People are willing to sacrifice for one. Some would offer their life to save a loved one. Others have sacrificed themselves to save a child in their charge. It’s something that one can understand. I can contemplate whether it is something I would be willing to do. Their offering is celebrated as the work of a hero.

A soldier makes many sacrifices to save his platoon or to save the neighborhood or to save the nation. Such service leads to more sacrifice than just risking their life. The soldier might give up a career, his health and well-being, and time with loved ones. It’s still understandable how and why one would do that.

To sacrifice for billions, it suddenly becomes metaphysical. Beyond sacrificing one’s life, perhaps someone sacrifices not just their life, but the promised future life in the world to come. Many people may not believe such a concept, but to others it is a concrete reality. Would an individual suffer the unimaginable to protect not just a life or a nation but rather the possibility of any future at all? Such a sacrifice would not just be to save a race or a way of life or a community.

To sacrifice for billions, one would be sacrificing for things one did not agree with, for those who do not believe the same, those who are considered in the wrong. It would be toward the goal of preserving Life overall rather than a lesser group life or lives. Through the sacrifice, one would not be able to decide who is worthy of such grace.

In the opposite direction, it’s easy to see someone sacrifice another for themselves. To murder, to maim or to select another as less worthy and with no value to preserve. It is a form of insanity, but still common.

Some are willing to sacrifice a neighborhood, a nation or some abstract group counted as valueless. The victims may be the antagonist in a delusional story. The fable says that they are a threat, or of less value and more akin to an animal than human. This kind of sacrifice takes place too often. The access to weapons that make such horror easy is considered an unalienable right.

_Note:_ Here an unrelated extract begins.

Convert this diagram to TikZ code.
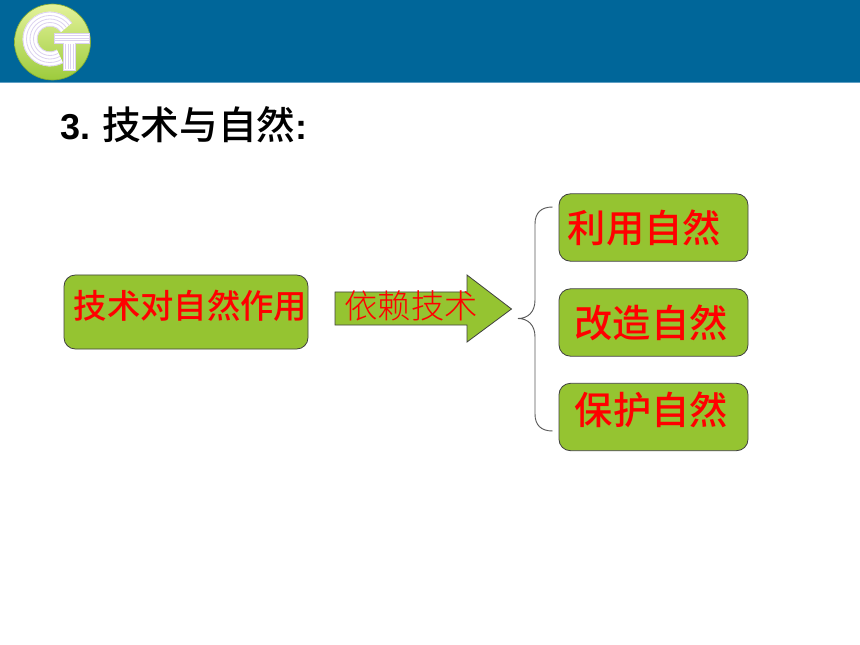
\documentclass[tikz,border=0pt]{standalone}
\usepackage{fontspec}
\setmainfont{Liberation Sans}
\newfontfamily\cjk{Noto Sans CJK SC Light}
\newfontfamily\cjkb{Noto Sans CJK SC Medium}
\definecolor{hdr}{HTML}{006699}
\definecolor{hdrl}{HTML}{5F9FC4}
\definecolor{boxg}{HTML}{95C431}
\definecolor{lav}{HTML}{DCD2F0}
\definecolor{logoa}{HTML}{E4F29A}
\definecolor{logob}{HTML}{9CCB3C}
\tikzset{
  x=0.75pt,y=-0.75pt,
  greenbox/.style={draw=black!75,line width=0.6pt,fill=boxg,rounded corners=8.5pt,inner sep=0pt,minimum width=#1*0.75pt},
  rtext/.style={text=red,inner sep=0pt,anchor=center},
  ring/.style={line width=0.6pt,draw=lav},
}
\begin{document}
\begin{tikzpicture}
\useasboundingbox (0,0) rectangle (860,645);
\fill[white] (0,0) rectangle (860,645);
\fill[hdr] (0,0) rectangle (860,82.5);
\fill[hdrl] (0,81.8) rectangle (860,82.6);
% logo
\shade[top color=logoa,bottom color=logob] (52.5,42) circle [radius=38];
\draw[logob!85!black,line width=0.5pt] (52.5,42) circle [radius=38];
\draw[white,line width=11pt] ({50+20*cos(35)},{39-20*sin(35)}) arc [start angle=35,end angle=300,radius=15pt];
\foreach \r in {27,23.5,20,16.5,13}{
  \draw[ring] ({50+\r*cos(35)},{39-\r*sin(35)}) arc [start angle=35,end angle=300,radius=\r*0.75pt];
}
\fill[white] (54,33) rectangle (89,43);
\fill[white] (63,33) rectangle (75,70);
\foreach \yy in {35.5,38,40.5}{\draw[lav,line width=0.5pt] (54,\yy) -- (89,\yy);}
\foreach \xx in {65.5,68,70.5,73}{\draw[lav,line width=0.5pt] (\xx,44) -- (\xx,69);}
\draw[lav,line width=0.5pt] (54,33) -- (89,33) -- (89,43) -- (75,43) -- (75,70) -- (63,70) -- (63,43) -- (54,43) -- cycle;
% title
\node[anchor=base west,inner sep=0pt,font=\fontsize{27}{30}\selectfont] (title) at (60,140)
  {\textbf{3.}\hspace{9pt}{\cjkb\fontsize{29}{30}\selectfont 技术与自然}\textbf{:}};
% boxes
\node[greenbox=244,minimum height=55.5pt] (src) at (186,312) {};
\node[greenbox=189,minimum height=50.5pt] (b1) at (653.5,227.5) {};
\node[greenbox=189,minimum height=50.5pt] (b2) at (653.5,322.5) {};
\node[greenbox=189,minimum height=50.5pt] (b3) at (653.5,417) {};
\node[rtext,font=\cjkb\fontsize{25}{28}\selectfont] (srct) at (190.5,306) {技术对自然作用};
\node[rtext,font=\cjkb\fontsize{28.7}{32}\selectfont] (t1) at (644.5,228) {利用自然};
\node[rtext,font=\cjkb\fontsize{28.7}{32}\selectfont] (t2) at (651,323) {改造自然};
\node[rtext,font=\cjkb\fontsize{28.7}{32}\selectfont] (t3) at (651.5,410) {保护自然};
% arrow
\draw[fill=boxg,draw=black!75,line width=0.6pt] (335,292) -- (467,292) -- (467,275) -- (511.5,309) -- (467,342) -- (467,325) -- (335,325) -- cycle;
\node[rtext,font=\cjk\fontsize{25}{28}\selectfont] (arrt) at (411,306) {依赖技术};
% brace
\coordinate (bt) at (552.5,207);
\coordinate (bm) at (518,318.5);
\coordinate (bb) at (552.5,431);
\draw[black!65,line width=0.7pt]
  (bt) .. controls (541,207) and (535,213) .. (535,224)
  -- (535,300) .. controls (535,312) and (528,318.5) .. (bm)
  .. controls (528,318.5) and (535,325) .. (535,337)
  -- (535,414) .. controls (535,425) and (541,431) .. (bb);
\end{tikzpicture}
\end{document}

In decades past, such violence would be unimaginable but now is an ever-present reality. Places of worship, what should be the host of life and love, now must take steps to protect themselves. Rather than offering welcome to all as a sanctuary for the lost, the faith community becomes a victim of fear and must lock their doors.

For one to sacrifice billions for some gain is, unfortunately, possible to imagine without expansive imagination. The weapons, diseases and poisons are all available to sacrifice billions. That this is imaginable is, itself, abhorrent. In past centuries, it was possible for the great powers to sacrifice communities for some cause. Now the stakes are much higher. Thankfully, the destruction of this scale is only available to a few, but is available, nonetheless.

While some are capable sacrificing billions for their insane delusions, how many are willing to sacrifice for a group they will never see?

With an open mind, one can see how they could sacrifice to save another. In faiths that revel in a sacrifice as their central tenet, too few are willing to give up something for the benefit of the stranger, the ones they disagree with and those they abhor. A sacrifice for one’s friends can be done by anyone.

One can flip the story and prevent the insane from sacrificing for their selfish benefit. That has a much lower cost than those sacrifices of a teacher or a soldier. Why is whatever necessary to save a life considered impossible? It is never brought to the table of those who can write the words that can save lives.

What kind of sacrifices will bring life rather than death?